-- Start Available data --
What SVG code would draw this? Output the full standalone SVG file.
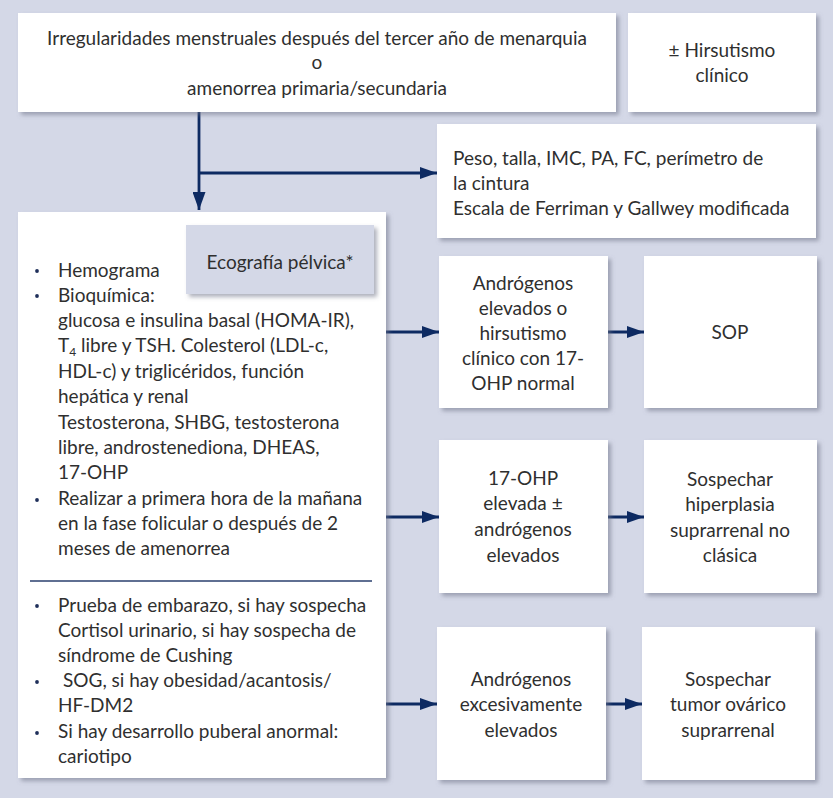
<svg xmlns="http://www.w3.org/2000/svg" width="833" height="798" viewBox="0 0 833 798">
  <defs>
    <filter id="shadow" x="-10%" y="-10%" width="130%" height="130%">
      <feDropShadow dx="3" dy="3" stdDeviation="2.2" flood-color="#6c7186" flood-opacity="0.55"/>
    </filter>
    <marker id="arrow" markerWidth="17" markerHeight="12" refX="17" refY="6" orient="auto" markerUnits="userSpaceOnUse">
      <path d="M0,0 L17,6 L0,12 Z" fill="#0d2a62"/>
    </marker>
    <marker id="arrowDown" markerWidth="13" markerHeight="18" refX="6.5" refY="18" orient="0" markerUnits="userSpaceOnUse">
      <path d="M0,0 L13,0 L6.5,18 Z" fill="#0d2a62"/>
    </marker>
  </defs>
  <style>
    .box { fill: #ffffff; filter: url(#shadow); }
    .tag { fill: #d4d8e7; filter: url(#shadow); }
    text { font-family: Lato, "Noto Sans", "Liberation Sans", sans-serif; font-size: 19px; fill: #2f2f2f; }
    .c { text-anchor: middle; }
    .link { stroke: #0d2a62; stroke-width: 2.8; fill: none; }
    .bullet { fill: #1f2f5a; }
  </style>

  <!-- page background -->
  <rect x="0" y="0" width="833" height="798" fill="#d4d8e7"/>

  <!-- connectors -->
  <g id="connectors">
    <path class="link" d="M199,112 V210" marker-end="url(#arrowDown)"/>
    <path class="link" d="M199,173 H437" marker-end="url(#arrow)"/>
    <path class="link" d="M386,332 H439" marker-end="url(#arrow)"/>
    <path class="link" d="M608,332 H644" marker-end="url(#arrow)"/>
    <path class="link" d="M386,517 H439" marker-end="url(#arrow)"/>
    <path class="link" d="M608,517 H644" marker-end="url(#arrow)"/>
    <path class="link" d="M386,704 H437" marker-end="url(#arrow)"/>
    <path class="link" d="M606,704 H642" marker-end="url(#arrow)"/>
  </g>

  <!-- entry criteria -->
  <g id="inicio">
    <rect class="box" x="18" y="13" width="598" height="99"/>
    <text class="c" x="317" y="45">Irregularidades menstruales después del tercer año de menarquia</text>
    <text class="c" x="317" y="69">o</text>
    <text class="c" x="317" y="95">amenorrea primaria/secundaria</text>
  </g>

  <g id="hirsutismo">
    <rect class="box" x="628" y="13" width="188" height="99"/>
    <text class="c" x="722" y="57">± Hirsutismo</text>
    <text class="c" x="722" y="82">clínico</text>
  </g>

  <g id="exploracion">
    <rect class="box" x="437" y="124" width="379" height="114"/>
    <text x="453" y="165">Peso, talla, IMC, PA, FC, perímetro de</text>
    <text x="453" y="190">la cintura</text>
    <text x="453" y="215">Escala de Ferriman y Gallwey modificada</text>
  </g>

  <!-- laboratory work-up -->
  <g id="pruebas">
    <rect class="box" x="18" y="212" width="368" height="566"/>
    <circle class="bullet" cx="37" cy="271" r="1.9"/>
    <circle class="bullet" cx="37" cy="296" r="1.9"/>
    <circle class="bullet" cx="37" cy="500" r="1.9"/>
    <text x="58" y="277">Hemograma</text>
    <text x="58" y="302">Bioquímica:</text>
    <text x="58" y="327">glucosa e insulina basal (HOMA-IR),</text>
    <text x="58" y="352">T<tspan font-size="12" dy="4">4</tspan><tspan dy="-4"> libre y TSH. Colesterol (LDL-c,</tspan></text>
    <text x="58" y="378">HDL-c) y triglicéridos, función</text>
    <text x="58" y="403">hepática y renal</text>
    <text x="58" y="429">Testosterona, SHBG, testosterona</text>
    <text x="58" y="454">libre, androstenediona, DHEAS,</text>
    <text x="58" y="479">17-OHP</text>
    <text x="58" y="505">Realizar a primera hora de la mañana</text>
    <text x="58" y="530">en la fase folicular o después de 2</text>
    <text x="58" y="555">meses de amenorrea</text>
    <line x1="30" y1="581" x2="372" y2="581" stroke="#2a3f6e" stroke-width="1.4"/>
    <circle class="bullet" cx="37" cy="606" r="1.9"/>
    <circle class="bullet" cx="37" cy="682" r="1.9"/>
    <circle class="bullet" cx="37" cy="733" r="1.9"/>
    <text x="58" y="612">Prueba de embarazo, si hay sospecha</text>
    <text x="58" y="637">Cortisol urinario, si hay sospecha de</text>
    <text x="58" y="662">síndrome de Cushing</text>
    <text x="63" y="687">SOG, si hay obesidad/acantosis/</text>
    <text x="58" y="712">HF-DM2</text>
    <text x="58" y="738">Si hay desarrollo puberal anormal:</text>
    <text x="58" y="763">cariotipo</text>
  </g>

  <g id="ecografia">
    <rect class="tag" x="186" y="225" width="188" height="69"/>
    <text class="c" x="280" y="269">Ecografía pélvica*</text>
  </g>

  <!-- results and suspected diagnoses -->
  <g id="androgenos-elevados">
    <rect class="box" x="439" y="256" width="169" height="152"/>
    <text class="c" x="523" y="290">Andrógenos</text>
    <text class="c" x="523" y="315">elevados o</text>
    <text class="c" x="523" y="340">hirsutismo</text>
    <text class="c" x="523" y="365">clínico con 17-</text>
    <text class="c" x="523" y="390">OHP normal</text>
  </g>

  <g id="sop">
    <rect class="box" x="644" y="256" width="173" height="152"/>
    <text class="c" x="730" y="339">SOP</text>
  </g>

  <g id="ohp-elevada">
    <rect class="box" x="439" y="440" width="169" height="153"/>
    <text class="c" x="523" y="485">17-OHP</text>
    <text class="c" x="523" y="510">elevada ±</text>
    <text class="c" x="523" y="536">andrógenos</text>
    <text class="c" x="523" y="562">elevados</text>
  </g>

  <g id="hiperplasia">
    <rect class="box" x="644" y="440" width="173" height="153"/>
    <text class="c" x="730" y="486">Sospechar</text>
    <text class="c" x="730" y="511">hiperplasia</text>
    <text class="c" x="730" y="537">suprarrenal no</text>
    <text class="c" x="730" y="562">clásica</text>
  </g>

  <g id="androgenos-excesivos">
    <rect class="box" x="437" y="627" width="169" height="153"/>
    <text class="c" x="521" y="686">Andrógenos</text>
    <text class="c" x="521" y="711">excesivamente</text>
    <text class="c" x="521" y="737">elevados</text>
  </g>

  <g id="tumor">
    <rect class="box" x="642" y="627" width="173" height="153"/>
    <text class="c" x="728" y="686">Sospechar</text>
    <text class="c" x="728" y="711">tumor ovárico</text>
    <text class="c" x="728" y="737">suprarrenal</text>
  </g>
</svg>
-- End Available data --
-- Start Available data --
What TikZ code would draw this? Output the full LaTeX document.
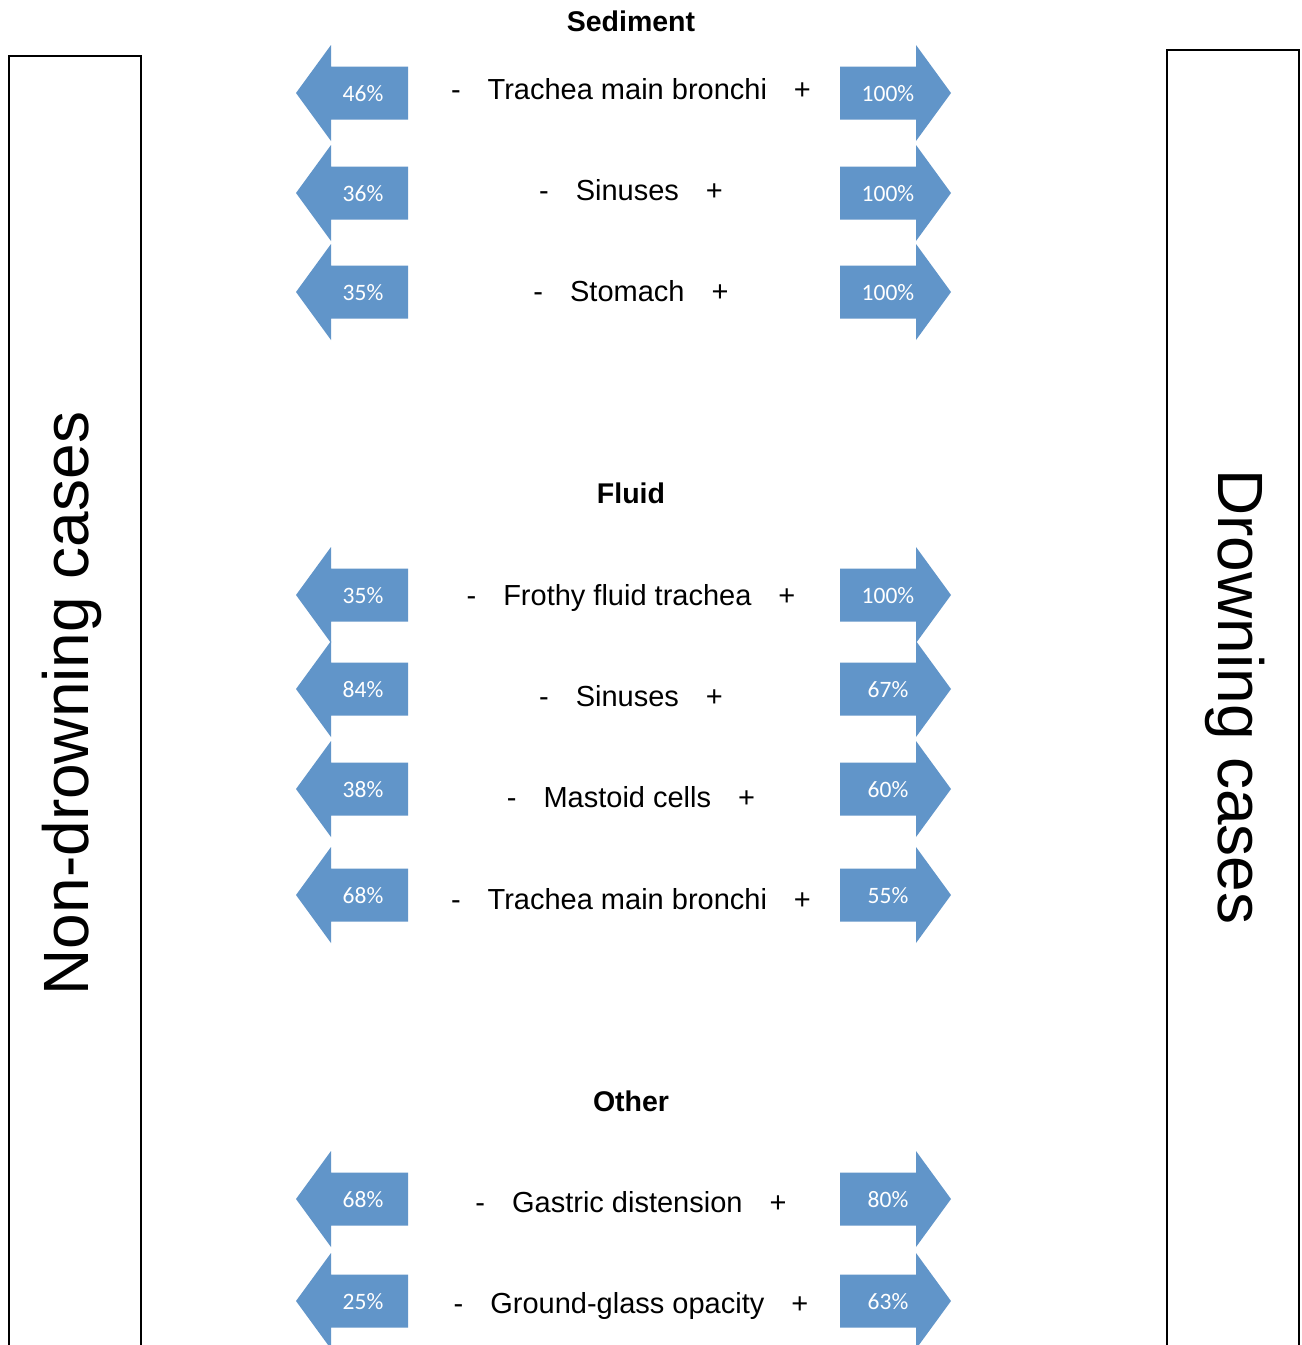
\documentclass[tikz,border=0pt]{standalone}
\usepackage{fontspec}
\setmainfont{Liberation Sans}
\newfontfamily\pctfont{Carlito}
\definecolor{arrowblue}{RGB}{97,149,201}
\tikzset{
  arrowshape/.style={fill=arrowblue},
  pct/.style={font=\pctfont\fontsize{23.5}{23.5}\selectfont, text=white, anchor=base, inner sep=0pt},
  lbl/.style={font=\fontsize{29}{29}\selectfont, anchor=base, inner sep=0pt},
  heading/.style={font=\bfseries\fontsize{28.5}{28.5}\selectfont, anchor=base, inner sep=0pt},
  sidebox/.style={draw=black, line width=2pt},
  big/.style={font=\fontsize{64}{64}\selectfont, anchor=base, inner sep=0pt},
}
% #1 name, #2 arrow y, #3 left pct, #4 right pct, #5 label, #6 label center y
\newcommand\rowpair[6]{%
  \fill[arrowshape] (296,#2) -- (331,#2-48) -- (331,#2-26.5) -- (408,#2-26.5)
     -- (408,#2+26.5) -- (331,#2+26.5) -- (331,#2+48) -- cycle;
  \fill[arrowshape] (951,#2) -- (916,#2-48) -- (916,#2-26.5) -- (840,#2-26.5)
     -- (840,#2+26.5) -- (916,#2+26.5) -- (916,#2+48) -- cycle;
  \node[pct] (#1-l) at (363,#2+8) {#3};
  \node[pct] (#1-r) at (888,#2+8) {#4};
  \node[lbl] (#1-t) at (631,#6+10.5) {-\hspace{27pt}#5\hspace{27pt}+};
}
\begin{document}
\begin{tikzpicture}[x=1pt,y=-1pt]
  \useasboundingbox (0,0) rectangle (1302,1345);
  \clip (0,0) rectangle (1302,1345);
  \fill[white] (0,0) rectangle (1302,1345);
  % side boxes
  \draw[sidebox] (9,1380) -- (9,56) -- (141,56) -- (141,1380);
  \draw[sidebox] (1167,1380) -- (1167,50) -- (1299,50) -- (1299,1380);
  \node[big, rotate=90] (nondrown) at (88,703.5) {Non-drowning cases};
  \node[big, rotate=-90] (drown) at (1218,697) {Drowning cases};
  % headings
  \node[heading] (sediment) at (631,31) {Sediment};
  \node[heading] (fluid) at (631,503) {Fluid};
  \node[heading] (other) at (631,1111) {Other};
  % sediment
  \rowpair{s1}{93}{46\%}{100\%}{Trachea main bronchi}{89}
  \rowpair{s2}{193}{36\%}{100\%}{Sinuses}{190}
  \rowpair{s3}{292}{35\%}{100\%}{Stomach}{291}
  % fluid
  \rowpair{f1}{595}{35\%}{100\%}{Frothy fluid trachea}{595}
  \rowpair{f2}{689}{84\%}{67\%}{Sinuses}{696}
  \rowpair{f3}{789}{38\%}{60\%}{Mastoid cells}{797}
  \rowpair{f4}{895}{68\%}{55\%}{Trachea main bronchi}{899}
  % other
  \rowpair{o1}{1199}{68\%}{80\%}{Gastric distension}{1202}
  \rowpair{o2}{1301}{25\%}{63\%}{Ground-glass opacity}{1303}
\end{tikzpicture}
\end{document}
-- End Available data --
-- Start Available data --
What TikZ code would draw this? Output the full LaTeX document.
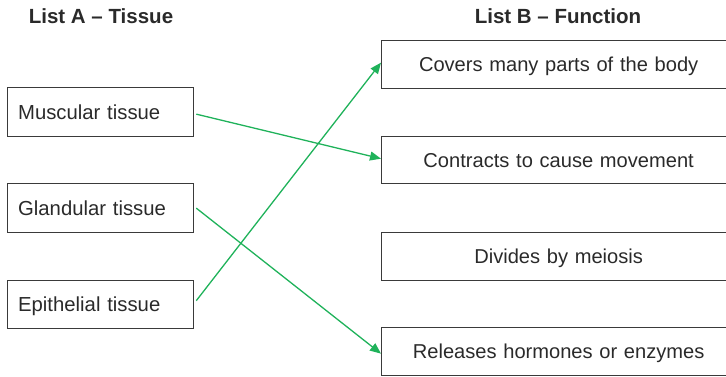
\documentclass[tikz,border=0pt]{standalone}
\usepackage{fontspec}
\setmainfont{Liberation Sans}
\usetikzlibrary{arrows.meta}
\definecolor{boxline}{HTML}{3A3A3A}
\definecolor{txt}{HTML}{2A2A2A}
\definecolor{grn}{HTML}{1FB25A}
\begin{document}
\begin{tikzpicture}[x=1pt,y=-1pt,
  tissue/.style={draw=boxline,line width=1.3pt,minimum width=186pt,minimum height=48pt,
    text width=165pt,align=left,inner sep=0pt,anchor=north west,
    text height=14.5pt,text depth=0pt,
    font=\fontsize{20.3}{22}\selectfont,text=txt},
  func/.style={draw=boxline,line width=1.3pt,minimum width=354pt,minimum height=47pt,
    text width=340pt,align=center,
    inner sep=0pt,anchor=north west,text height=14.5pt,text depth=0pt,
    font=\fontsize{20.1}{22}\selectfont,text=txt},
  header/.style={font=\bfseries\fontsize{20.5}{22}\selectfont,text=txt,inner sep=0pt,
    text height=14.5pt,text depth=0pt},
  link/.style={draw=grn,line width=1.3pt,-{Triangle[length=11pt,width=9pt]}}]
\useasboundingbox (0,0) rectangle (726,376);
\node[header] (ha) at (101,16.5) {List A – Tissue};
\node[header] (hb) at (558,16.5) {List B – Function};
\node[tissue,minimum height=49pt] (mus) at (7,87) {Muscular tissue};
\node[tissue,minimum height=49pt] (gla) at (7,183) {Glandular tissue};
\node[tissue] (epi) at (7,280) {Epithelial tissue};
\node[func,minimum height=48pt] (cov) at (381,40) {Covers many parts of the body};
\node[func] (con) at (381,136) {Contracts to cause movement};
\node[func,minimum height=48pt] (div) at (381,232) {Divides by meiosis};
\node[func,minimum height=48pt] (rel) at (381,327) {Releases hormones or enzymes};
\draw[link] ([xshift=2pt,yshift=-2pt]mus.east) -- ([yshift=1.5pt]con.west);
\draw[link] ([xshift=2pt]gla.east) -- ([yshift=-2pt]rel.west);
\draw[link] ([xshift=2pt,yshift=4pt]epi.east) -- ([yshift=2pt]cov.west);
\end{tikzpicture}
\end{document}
-- End Available data --
Instructions to follow: Looking at the entries above, how many lines contain the word "draw"? Answer with the number alone.

Solution for this exercise: 12